Image source: Originally posted to Flickr as Case danzanti, attached under Creative Commons Atrribution-Share Alike 2.0 Generic license.
Pictured: The Dancing House or Fred and Ginger, Prague, Czech Republic
Was Frank Gehry the Pied Piper of free form architecture, requiring computer programs to digitize models so they can be fabricated and erected in almost any shape and size? This is architecture reliant on technology in order to be documented and constructed. This revolution has accelerated over the past few years; new, cheaper, more accessible computer programs that can almost do what Gehry’s Catia software program did years ago. Traditional ways of thinking about form due to construction and documentation limitations are changing. This new technology available to architects has opened up all sorts of possibilities that were too difficult and or too expensive to accomplish years ago.

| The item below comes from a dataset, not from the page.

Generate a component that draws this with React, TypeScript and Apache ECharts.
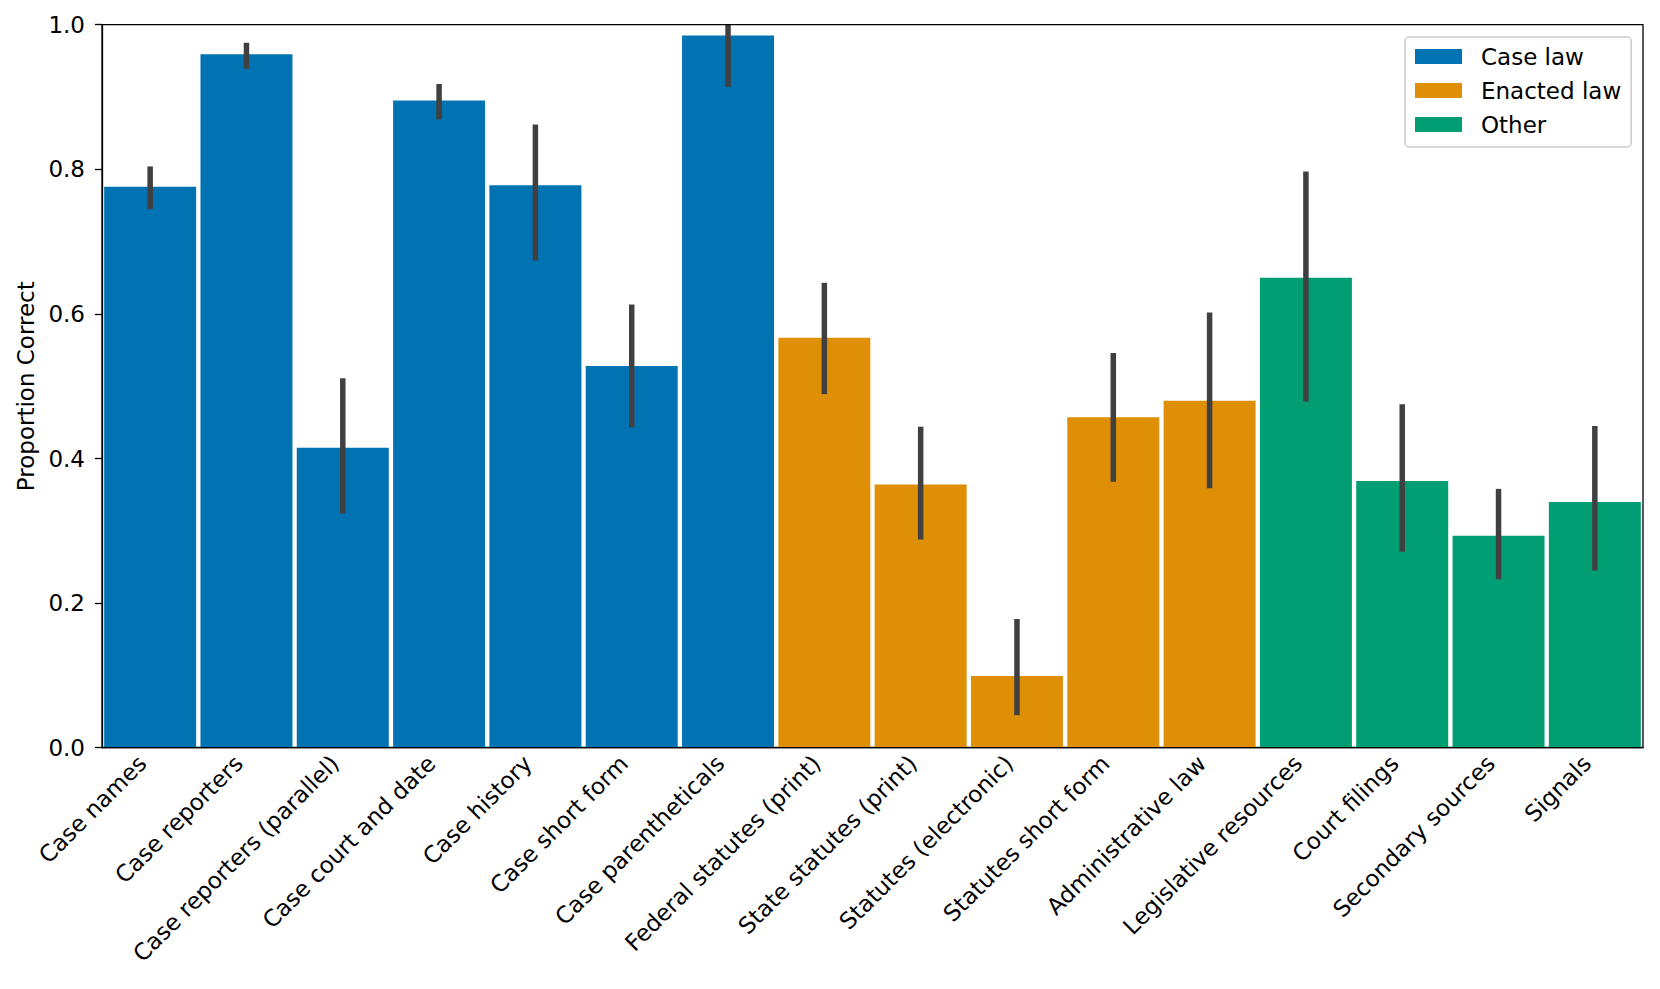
import React, { useEffect, useRef } from "react";
import * as echarts from "echarts";

const categories = [
  "Case names",
  "Case reporters",
  "Case reporters (parallel)",
  "Case court and date",
  "Case history",
  "Case short form",
  "Case parentheticals",
  "Federal statutes (print)",
  "State statutes (print)",
  "Statutes (electronic)",
  "Statutes short form",
  "Administrative law",
  "Legislative resources",
  "Court filings",
  "Secondary sources",
  "Signals",
];

const groups = [
  "Case law", "Case law", "Case law", "Case law", "Case law", "Case law", "Case law",
  "Enacted law", "Enacted law", "Enacted law", "Enacted law", "Enacted law",
  "Other", "Other", "Other", "Other",
];

const values = [0.776, 0.959, 0.415, 0.895, 0.778, 0.528, 0.985, 0.567, 0.364, 0.099, 0.457, 0.48, 0.65, 0.369, 0.293, 0.34];
const errLow = [0.745, 0.939, 0.324, 0.869, 0.674, 0.443, 0.914, 0.489, 0.288, 0.045, 0.368, 0.359, 0.479, 0.271, 0.233, 0.245];
const errHigh = [0.804, 0.975, 0.511, 0.918, 0.862, 0.613, 1.0, 0.643, 0.444, 0.178, 0.546, 0.602, 0.797, 0.475, 0.358, 0.445];

const groupNames = ["Case law", "Enacted law", "Other"];
const groupColors = ["#0173b2", "#de8f05", "#029e73"];

const FONT = "DejaVu Sans";
const FS = 23;

export default function App() {
  const ref = useRef<HTMLDivElement>(null);
  useEffect(() => {
    if (!ref.current) return;
    const chart = echarts.init(ref.current, null, { renderer: "svg" });
    const barSeries = groupNames.map((g, gi) => ({
      name: g,
      type: "bar",
      stack: "all",
      barWidth: "95.5%",
      itemStyle: { color: groupColors[gi] },
      data: values.map((v, i) => (groups[i] === g ? v : "-")),
      z: 2,
    }));
    const errData = categories.map((_, i) => [i, errLow[i], errHigh[i]]);
    chart.setOption({
      animation: false,
      textStyle: { fontFamily: FONT },
      grid: {
        left: 102,
        top: 24.7,
        width: 1541,
        height: 723,
        show: true,
        borderColor: "#000",
        borderWidth: 1.3,
        backgroundColor: "transparent",
        z: 10,
      },
      legend: {
        orient: "vertical",
        left: 1405,
        top: 37,
        padding: [8, 10, 11, 10],
        itemWidth: 47,
        itemHeight: 15,
        itemGap: 11,
        borderColor: "#cccccc",
        borderWidth: 1.5,
        borderRadius: 4,
        backgroundColor: "rgba(255,255,255,0.8)",
        icon: "rect",
        data: groupNames,
        textStyle: {
          fontFamily: FONT,
          fontSize: FS,
          color: "#000",
          lineHeight: 23,
          padding: [0, 0, 0, 14],
        },
      },
      xAxis: {
        type: "category",
        data: categories,
        boundaryGap: true,
        axisLine: { lineStyle: { color: "#000", width: 1.3 } },
        axisTick: { show: false },
        axisLabel: {
          interval: 0,
          rotate: 45,
          fontFamily: FONT,
          fontSize: FS,
          color: "#000",
          margin: 4,
          padding: [0, 11, 0, 0],
        },
        splitLine: { show: false },
      },
      yAxis: {
        type: "value",
        min: 0,
        max: 1,
        interval: 0.2,
        name: "Proportion Correct",
        nameLocation: "middle",
        nameGap: 65,
        nameTextStyle: { fontFamily: FONT, fontSize: FS, color: "#000" },
        axisLine: { show: true, lineStyle: { color: "#000", width: 1.3 } },
        axisTick: { show: true, length: 7, inside: false, lineStyle: { color: "#000", width: 1.3 } },
        axisLabel: {
          fontFamily: FONT,
          fontSize: FS,
          color: "#000",
          margin: 17,
          formatter: (v: number) => v.toFixed(1),
        },
        splitLine: { show: false },
      },
      series: [
        ...barSeries,
        {
          type: "custom",
          name: "err",
          data: errData,
          z: 5,
          clip: false,
          renderItem: (params: any, api: any) => {
            const x = api.value(0);
            const p1 = api.coord([x, api.value(1)]);
            const p2 = api.coord([x, api.value(2)]);
            return {
              type: "line",
              shape: { x1: p1[0], y1: p1[1], x2: p2[0], y2: p2[1] },
              style: { stroke: "#404040", lineWidth: 5.5, lineCap: "butt" },
            };
          },
        },
      ],
    });
    return () => chart.dispose();
  }, []);
  return (
    <div
      ref={ref}
      style={{ position: "fixed", left: 0, top: 0, width: 1660, height: 989, background: "#fff" }}
    />
  );
}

Pictured: MIT’s Stata Center, original image by Finlay McWalter, source: English Wikipedia
So, with the availability of new software tools, materials and products, a much broader design palette is available. Just look at the recent AIA award-winning projects in the May issue of ARCHITECT: J.Craig Venter Center by ZGF, Pterodactyl by Eric Owen Moss Architects and Fayetteville 2030 Food Center Scenario. Hard to imagine historical precedent for most and context seems to be ignored for all. Does this mean cultural homogeneity is out and individual cacophony is in? Is architecture now freed from the past in a brave new world of individual expression with little or no regard to what has gone before? Complex forms and ersatz materials will rule the day, and given ever-increasing computing power, isn’t this inevitable that ‘form follows technology.’